No new issues can be reported in GNOME Bugzilla anymore.
To report an issue in a GNOME project, go to GNOME GitLab.
Do not go to GNOME Gitlab for: Bluefish, Doxygen, GnuCash, GStreamer, java-gnome, LDTP, NetworkManager, Tomboy.
Bug 735515 - Tracker failed to extract mp3 information
Tracker failed to extract mp3 information
Status: RESOLVED FIXED
Product: tracker
Classification: Core
Component: Extractor
unspecified
Other Linux
: Normal normal
: ---
Assigned To: tracker-extractor
tracker-extractor
Depends on:
Blocks:
 
 
Reported: 2014-08-27 12:59 UTC by Cédric Bellegarde
Modified: 2015-07-05 10:39 UTC
See Also:
GNOME target: ---
GNOME version: ---


Attachments
extract-mp3: Bail out on encoding detection if confidence is too low (5.47 KB, patch)
2015-07-05 10:39 UTC, Carlos Garnacho
none Details | Review

Description Cédric Bellegarde 2014-08-27 12:59:47 UTC
See file in attachement, tracker fail to extract informations.

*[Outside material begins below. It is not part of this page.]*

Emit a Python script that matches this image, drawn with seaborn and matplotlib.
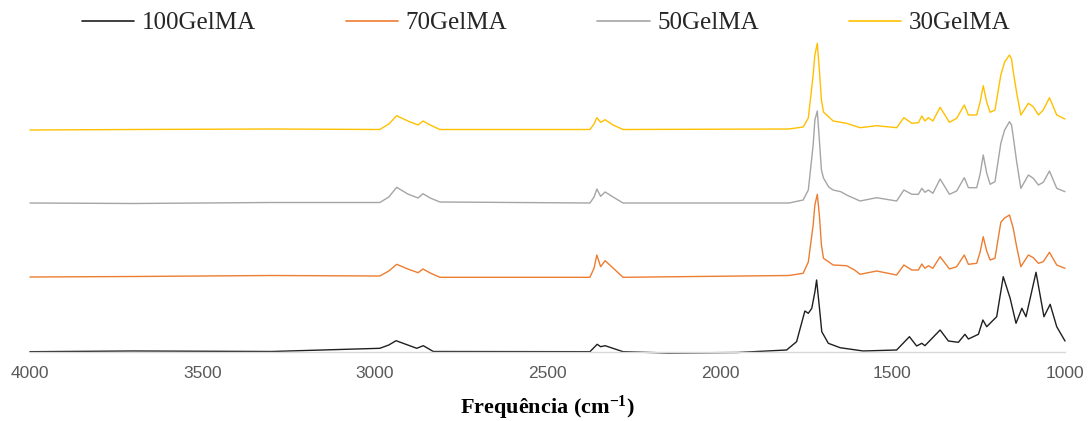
import matplotlib
matplotlib.use("Agg")
import matplotlib.pyplot as plt
import seaborn as sns
import pandas as pd
from matplotlib import font_manager as fm

# ---------------- data (wavenumber cm-1, absorbance a.u., stacked as plotted) ----------------
series_names = ["100GelMA", "70GelMA", "50GelMA", "30GelMA"]

wn_30 = [4000, 3700, 3300, 2986, 2960, 2937, 2905, 2875, 2861, 2840, 2812, 2377, 2365, 2357, 2346, 2333,
         2310, 2281, 1800, 1759, 1744, 1730, 1725, 1718, 1712, 1706, 1700, 1672, 1633, 1594, 1546, 1488,
         1467, 1444, 1425, 1415, 1406, 1396, 1383, 1362, 1335, 1314, 1292, 1280, 1256, 1246, 1237, 1227,
         1217, 1203, 1186, 1175, 1161, 1155, 1150, 1140, 1128, 1106, 1092, 1077, 1063, 1045, 1024, 1000]
ab_30 = [2.22, 2.225, 2.23, 2.225, 2.28, 2.363, 2.31, 2.27, 2.31, 2.27, 2.225, 2.225, 2.28, 2.343, 2.297, 2.323,
         2.27, 2.225, 2.23, 2.25, 2.34, 2.77, 2.97, 3.087, 2.82, 2.52, 2.40, 2.31, 2.287, 2.243, 2.263, 2.243,
         2.343, 2.287, 2.293, 2.36, 2.31, 2.343, 2.31, 2.447, 2.297, 2.337, 2.47, 2.37, 2.37, 2.50, 2.663, 2.50,
         2.397, 2.42, 2.77, 2.90, 2.97, 2.93, 2.803, 2.59, 2.37, 2.487, 2.453, 2.37, 2.42, 2.543, 2.37, 2.33]

wn_50 = [4000, 3700, 3300, 2986, 2960, 2937, 2905, 2875, 2861, 2840, 2812, 2377, 2365, 2357, 2346, 2333,
         2310, 2281, 1800, 1759, 1744, 1730, 1725, 1718, 1712, 1706, 1700, 1685, 1672, 1650, 1633, 1594,
         1546, 1488, 1467, 1444, 1425, 1415, 1406, 1396, 1383, 1362, 1335, 1314, 1292, 1280, 1256, 1246,
         1237, 1227, 1217, 1203, 1186, 1175, 1161, 1155, 1150, 1140, 1128, 1106, 1092, 1077, 1063, 1045,
         1024, 1000]
ab_50 = [1.49, 1.485, 1.495, 1.495, 1.55, 1.647, 1.58, 1.54, 1.583, 1.54, 1.50, 1.49, 1.55, 1.63, 1.557, 1.60,
         1.55, 1.49, 1.49, 1.52, 1.62, 2.07, 2.32, 2.41, 2.12, 1.82, 1.74, 1.65, 1.62, 1.603, 1.57, 1.51,
         1.543, 1.51, 1.62, 1.577, 1.577, 1.637, 1.597, 1.62, 1.587, 1.73, 1.577, 1.61, 1.743, 1.643, 1.643, 1.78,
         1.97, 1.79, 1.677, 1.703, 2.087, 2.22, 2.303, 2.27, 2.153, 1.90, 1.637, 1.77, 1.737, 1.67, 1.697, 1.81,
         1.637, 1.603]

wn_70 = [4000, 3700, 3300, 2986, 2960, 2937, 2905, 2875, 2861, 2840, 2812, 2377, 2365, 2357, 2346, 2333,
         2310, 2281, 1800, 1759, 1744, 1730, 1725, 1718, 1712, 1706, 1700, 1672, 1633, 1610, 1594, 1546,
         1488, 1467, 1444, 1425, 1415, 1406, 1396, 1383, 1362, 1335, 1314, 1292, 1280, 1256, 1246, 1237,
         1227, 1217, 1203, 1186, 1175, 1161, 1150, 1140, 1128, 1106, 1092, 1077, 1063, 1045, 1024, 1000]
ab_70 = [0.75, 0.755, 0.765, 0.76, 0.81, 0.877, 0.83, 0.793, 0.83, 0.79, 0.747, 0.747, 0.84, 0.97, 0.853, 0.913,
         0.84, 0.747, 0.765, 0.787, 0.90, 1.27, 1.47, 1.577, 1.37, 1.07, 0.937, 0.87, 0.863, 0.82, 0.777, 0.81,
         0.77, 0.87, 0.82, 0.82, 0.88, 0.837, 0.863, 0.837, 0.953, 0.83, 0.853, 0.97, 0.877, 0.887, 1.00, 1.153,
         1.01, 0.92, 0.937, 1.297, 1.34, 1.37, 1.237, 1.05, 0.853, 0.97, 0.943, 0.887, 0.903, 0.997, 0.87, 0.837]

wn_100 = [4000, 3700, 3300, 2986, 2960, 2939, 2879, 2860, 2831, 2377, 2356, 2346, 2333, 2281, 2150, 1950,
          1807, 1778, 1754, 1744, 1734, 1725, 1720, 1712, 1705, 1686, 1652, 1585, 1488, 1451, 1430, 1415,
          1406, 1362, 1338, 1309, 1290, 1280, 1251, 1238, 1227, 1198, 1179, 1159, 1142, 1125, 1113, 1084,
          1061, 1043, 1024, 1000]
ab_100 = [0.003, 0.01, 0.005, 0.037, 0.07, 0.113, 0.037, 0.063, 0.005, 0.003, 0.077, 0.053, 0.063, 0.003, -0.01, -0.005,
          0.02, 0.103, 0.41, 0.387, 0.437, 0.60, 0.72, 0.45, 0.203, 0.087, 0.043, 0.01, 0.02, 0.153, 0.06, 0.087,
          0.063, 0.22, 0.11, 0.097, 0.177, 0.13, 0.177, 0.32, 0.253, 0.353, 0.753, 0.537, 0.287, 0.437, 0.353, 0.797,
          0.353, 0.477, 0.253, 0.11]

x_ticks = [4000, 3500, 3000, 2500, 2000, 1500, 1000]
x_label = "Frequência (cm$^{-1}$)"

colors = ["#1f1f1f", "#ED7D31", "#A5A5A5", "#FFC000"]

# ---------------- build table ----------------
frames = []
for name, wn, ab in [("100GelMA", wn_100, ab_100), ("70GelMA", wn_70, ab_70),
                     ("50GelMA", wn_50, ab_50), ("30GelMA", wn_30, ab_30)]:
    frames.append(pd.DataFrame({"wn": wn, "ab": ab, "serie": name}))
df = pd.concat(frames, ignore_index=True)

# ---------------- fonts ----------------
sns.set_style("white")
avail = {f.name for f in fm.fontManager.ttflist}
tick_font = "Liberation Sans Narrow" if "Liberation Sans Narrow" in avail else "Liberation Sans"
serif_font = "Liberation Serif"
plt.rcParams["font.family"] = [serif_font, "DejaVu Serif"]
plt.rcParams["mathtext.default"] = "regular"

fig = plt.figure(figsize=(10.92, 4.21), dpi=100)
ax = fig.add_axes([30 / 1092, 69 / 421, 1035 / 1092, 312 / 421])

sns.lineplot(data=df, x="wn", y="ab", hue="serie", hue_order=series_names,
             palette=colors, estimator=None, sort=True, linewidth=1.0, ax=ax, legend=False)

ax.set_xlim(4000, 1000)
ax.set_ylim(0, 3.12)
ax.set_xticks(x_ticks)
ax.set_xticklabels([str(t) for t in x_ticks], fontfamily=tick_font, fontsize=12.5, color="#595959")
ax.set_yticks([])
ax.set_ylabel("")
ax.set_xlabel(x_label, fontsize=16, fontweight="bold", fontfamily=serif_font, color="black", labelpad=9)
ax.tick_params(axis="x", length=0, pad=10)
for s in ["top", "right", "left"]:
    ax.spines[s].set_visible(False)
ax.spines["bottom"].set_color("#D9D9D9")
ax.spines["bottom"].set_linewidth(1.0)
for ln in ax.lines:
    ln.set_clip_on(False)

handles = [plt.Line2D([], [], color=c, linewidth=1.2) for c in colors]
fig.legend(handles, series_names, loc="upper center", bbox_to_anchor=(0.5, 1.025), ncol=4,
           frameon=False, prop={"family": serif_font, "size": 18}, handlelength=2.1,
           columnspacing=3.6, handletextpad=0.3)

fig.savefig("out.png", dpi=100)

gnumdk@arch:~$ tracker-info ~/Musique/Collection/Punk\ Francais/Bolchoi/Bolchoi/04\ -\ Fier.mp3|grep title
  'http://purl.org/dc/elements/1.1/title' = '䙩敲'
  'nie:title' = '䙩敲'
Comment 1 Cédric Bellegarde 2014-08-27 13:01:44 UTC
Here mp3 file:
https://drive.google.com/file/d/0B3oeICmTBtl7RmVaaUFZeE42Tkk/edit?usp=sharing
Comment 2 Carlos Garnacho 2015-07-05 10:30:58 UTC
Thanks for the bug report, and providing the file :). This is not a failure to extract tags, but a mishap in the encoding detection in those.

In short, ID3 tags supposedly support 4 encodings: ISO-8859-1, UTF-16, UTF-16BE and UTF-8. However, the first of all has been traditionally abused, storing other 8-bit encodings, which we attempt to read correctly.

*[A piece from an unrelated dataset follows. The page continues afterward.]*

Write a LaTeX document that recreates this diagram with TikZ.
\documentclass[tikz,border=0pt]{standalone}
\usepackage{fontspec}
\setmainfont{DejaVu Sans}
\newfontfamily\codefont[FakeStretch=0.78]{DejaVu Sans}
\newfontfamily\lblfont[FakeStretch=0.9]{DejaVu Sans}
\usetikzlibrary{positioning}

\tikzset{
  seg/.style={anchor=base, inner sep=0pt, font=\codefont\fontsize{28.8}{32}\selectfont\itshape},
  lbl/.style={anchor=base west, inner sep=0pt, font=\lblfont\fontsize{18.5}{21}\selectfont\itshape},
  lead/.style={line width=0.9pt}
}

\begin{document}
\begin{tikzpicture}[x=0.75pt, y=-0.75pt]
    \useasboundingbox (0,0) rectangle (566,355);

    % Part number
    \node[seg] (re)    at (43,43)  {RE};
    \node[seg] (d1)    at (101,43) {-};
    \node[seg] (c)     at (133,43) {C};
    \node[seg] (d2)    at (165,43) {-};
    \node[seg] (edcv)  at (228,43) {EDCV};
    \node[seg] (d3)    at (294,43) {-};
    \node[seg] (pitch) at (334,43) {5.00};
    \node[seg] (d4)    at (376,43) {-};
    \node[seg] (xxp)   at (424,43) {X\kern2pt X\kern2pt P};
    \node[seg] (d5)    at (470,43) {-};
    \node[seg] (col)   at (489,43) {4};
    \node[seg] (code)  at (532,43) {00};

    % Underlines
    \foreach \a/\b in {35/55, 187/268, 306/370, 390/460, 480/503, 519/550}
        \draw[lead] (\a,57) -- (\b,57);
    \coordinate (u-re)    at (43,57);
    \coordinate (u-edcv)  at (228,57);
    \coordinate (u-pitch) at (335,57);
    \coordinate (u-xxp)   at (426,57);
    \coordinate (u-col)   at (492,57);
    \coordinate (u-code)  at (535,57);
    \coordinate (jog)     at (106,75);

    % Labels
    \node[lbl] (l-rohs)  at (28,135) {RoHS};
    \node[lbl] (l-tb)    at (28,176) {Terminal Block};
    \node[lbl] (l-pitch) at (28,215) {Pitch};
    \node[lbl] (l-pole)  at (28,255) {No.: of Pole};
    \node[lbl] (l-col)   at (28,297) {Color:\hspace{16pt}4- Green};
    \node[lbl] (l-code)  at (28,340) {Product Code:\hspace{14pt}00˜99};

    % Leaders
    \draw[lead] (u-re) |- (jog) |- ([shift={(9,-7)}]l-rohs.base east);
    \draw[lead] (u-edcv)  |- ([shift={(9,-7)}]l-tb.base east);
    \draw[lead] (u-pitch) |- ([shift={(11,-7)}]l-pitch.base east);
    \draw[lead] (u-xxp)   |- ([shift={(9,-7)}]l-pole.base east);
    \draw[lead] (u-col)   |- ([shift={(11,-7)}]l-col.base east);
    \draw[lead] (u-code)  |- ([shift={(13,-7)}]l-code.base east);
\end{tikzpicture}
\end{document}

In order to do so, we concatenate all strings together and drop it to libicu encoding detection, and then use the given encoding on all "ISO-8859-1" tags. 

This specific file has valid ISO-8859-1 tags though, although the 'ï' in the album title misleads libicu into thinking this is "UTF-16BE" (??), so string conversion goes all kinds of wrong.

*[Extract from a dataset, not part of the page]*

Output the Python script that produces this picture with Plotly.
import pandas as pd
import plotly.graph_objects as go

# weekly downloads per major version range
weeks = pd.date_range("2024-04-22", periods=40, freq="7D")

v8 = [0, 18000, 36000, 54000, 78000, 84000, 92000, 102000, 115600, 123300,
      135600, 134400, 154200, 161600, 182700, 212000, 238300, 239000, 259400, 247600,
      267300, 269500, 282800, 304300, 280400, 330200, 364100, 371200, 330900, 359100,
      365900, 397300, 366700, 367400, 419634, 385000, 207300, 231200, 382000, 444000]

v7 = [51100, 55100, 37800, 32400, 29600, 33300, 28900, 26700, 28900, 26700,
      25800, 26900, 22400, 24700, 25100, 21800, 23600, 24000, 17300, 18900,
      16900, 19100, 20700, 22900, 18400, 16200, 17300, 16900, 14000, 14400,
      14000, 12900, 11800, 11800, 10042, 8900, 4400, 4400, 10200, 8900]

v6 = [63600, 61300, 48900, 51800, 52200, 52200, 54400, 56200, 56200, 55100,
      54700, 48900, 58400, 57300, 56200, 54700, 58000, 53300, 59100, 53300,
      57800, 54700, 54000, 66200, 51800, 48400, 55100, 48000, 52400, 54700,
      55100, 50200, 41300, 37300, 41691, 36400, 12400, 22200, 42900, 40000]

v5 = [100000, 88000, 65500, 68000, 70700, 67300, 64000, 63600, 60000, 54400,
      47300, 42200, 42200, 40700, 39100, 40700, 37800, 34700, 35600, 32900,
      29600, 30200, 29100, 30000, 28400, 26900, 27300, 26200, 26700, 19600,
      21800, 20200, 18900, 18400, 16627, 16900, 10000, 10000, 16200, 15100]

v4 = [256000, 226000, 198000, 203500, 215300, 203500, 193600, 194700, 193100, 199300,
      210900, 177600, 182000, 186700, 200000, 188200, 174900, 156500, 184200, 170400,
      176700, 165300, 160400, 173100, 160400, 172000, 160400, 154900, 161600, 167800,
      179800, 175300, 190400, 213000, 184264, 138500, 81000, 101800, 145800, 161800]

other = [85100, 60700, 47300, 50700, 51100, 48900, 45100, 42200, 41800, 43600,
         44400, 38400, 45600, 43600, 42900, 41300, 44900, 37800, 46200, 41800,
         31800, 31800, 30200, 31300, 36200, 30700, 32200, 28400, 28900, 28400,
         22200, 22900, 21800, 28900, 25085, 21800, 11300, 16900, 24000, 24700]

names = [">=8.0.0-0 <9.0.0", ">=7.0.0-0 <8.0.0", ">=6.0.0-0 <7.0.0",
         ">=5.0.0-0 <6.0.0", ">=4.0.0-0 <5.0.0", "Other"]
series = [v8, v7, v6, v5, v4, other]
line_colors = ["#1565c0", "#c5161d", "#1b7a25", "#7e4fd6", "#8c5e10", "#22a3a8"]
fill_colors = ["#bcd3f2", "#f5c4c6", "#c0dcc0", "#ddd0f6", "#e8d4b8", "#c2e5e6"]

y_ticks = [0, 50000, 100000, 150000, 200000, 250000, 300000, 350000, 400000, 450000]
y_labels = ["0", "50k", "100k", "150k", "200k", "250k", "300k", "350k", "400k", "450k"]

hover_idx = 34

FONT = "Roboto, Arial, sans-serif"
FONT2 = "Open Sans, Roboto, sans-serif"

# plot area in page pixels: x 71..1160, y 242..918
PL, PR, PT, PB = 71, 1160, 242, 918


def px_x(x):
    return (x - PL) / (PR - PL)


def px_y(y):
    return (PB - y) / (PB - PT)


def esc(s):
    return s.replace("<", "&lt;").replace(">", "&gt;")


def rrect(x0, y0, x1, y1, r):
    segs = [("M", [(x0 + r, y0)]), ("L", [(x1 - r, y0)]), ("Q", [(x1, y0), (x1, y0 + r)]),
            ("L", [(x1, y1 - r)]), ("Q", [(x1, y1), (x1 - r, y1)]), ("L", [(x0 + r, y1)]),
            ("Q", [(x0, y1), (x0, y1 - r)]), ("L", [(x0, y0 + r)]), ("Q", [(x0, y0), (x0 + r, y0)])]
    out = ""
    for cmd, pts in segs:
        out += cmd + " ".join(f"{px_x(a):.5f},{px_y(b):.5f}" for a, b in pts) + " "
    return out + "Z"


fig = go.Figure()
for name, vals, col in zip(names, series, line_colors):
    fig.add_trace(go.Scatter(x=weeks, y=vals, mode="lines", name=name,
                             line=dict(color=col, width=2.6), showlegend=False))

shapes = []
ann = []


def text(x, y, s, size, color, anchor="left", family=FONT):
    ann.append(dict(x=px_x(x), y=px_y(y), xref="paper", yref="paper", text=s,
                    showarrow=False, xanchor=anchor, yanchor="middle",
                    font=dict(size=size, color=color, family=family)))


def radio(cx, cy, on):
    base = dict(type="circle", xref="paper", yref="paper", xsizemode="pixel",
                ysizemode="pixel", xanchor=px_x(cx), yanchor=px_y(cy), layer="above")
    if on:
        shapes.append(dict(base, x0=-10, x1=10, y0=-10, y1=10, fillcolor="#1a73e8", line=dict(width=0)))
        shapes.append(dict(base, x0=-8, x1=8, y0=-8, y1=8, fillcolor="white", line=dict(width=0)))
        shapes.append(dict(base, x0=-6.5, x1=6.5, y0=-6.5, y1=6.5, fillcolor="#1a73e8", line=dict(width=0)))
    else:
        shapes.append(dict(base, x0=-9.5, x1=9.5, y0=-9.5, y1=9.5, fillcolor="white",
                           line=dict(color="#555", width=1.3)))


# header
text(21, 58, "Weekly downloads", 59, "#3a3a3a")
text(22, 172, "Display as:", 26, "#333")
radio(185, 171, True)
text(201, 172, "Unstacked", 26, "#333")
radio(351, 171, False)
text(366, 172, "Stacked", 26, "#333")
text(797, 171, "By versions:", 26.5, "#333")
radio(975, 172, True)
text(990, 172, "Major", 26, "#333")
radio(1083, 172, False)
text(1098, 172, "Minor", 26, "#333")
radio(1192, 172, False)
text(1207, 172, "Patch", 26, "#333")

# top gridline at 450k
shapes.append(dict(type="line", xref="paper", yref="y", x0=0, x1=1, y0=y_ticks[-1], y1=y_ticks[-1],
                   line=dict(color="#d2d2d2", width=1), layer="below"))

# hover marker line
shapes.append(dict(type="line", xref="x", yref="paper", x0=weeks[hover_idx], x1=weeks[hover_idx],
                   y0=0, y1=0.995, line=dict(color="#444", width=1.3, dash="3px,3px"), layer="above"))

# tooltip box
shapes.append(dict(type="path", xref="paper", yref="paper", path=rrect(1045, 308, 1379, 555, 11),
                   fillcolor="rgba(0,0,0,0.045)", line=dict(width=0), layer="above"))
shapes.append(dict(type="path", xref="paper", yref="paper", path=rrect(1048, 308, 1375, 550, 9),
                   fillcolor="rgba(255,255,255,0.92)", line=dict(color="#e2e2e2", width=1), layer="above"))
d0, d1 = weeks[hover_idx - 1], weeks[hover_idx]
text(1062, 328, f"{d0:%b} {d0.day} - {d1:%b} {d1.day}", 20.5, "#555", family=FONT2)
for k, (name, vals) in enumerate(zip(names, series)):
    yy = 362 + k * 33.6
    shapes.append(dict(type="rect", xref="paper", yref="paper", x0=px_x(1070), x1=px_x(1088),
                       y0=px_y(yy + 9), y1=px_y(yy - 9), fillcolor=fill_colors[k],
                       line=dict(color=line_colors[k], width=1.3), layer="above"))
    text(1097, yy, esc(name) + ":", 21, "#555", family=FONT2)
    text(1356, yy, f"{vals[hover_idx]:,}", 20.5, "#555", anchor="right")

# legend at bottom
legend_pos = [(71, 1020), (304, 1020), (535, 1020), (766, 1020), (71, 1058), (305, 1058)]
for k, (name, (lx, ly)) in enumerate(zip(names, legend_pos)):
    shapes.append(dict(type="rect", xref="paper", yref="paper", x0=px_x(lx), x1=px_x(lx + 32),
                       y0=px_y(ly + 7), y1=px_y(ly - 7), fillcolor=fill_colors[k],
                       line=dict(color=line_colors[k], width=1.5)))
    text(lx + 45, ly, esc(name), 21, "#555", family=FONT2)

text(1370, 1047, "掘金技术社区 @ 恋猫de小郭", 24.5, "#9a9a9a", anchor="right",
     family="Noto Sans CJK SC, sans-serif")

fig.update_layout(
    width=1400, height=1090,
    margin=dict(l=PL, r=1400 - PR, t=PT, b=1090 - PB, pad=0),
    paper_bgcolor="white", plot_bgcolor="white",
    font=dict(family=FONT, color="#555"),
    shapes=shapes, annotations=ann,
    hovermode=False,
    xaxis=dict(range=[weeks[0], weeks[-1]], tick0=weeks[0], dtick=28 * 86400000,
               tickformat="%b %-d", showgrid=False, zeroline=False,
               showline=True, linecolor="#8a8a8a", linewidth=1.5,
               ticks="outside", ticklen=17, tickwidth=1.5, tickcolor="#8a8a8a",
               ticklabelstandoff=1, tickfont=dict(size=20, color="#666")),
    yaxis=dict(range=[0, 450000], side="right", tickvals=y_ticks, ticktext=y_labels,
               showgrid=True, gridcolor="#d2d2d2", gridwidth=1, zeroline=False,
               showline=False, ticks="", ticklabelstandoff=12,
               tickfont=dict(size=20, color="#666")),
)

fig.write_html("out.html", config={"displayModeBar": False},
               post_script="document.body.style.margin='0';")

I checked however that libicu is able to return the confidence on the result (which we're not using), and it's extremely low on this string, just 10%. If we propagate and check on that value, we might fallback to the default encoding.

I'm pushing a patch doing so, it makes the text on this file to be extracted correctly.
Comment 3 Carlos Garnacho 2015-07-05 10:38:56 UTC
The following fix has been pushed:
ede17cc extract-mp3: Bail out on encoding detection if confidence is too low
Comment 4 Carlos Garnacho 2015-07-05 10:39:00 UTC
Created attachment 306850 [details] [review]
extract-mp3: Bail out on encoding detection if confidence is too low

Libicu encoding detection is able to tell the confidence it got on
the detection, we should be using that in case the confidence is
too low, as that means the returned encoding is probably bogus, and
we have an encoding to fallback on.

This fixes detection on the file reported on bug #735515, where
a couple of 'ï' chars (valid ISO-8859-1) make libicu detect UTF-16BE,
although with an extremely low confidence.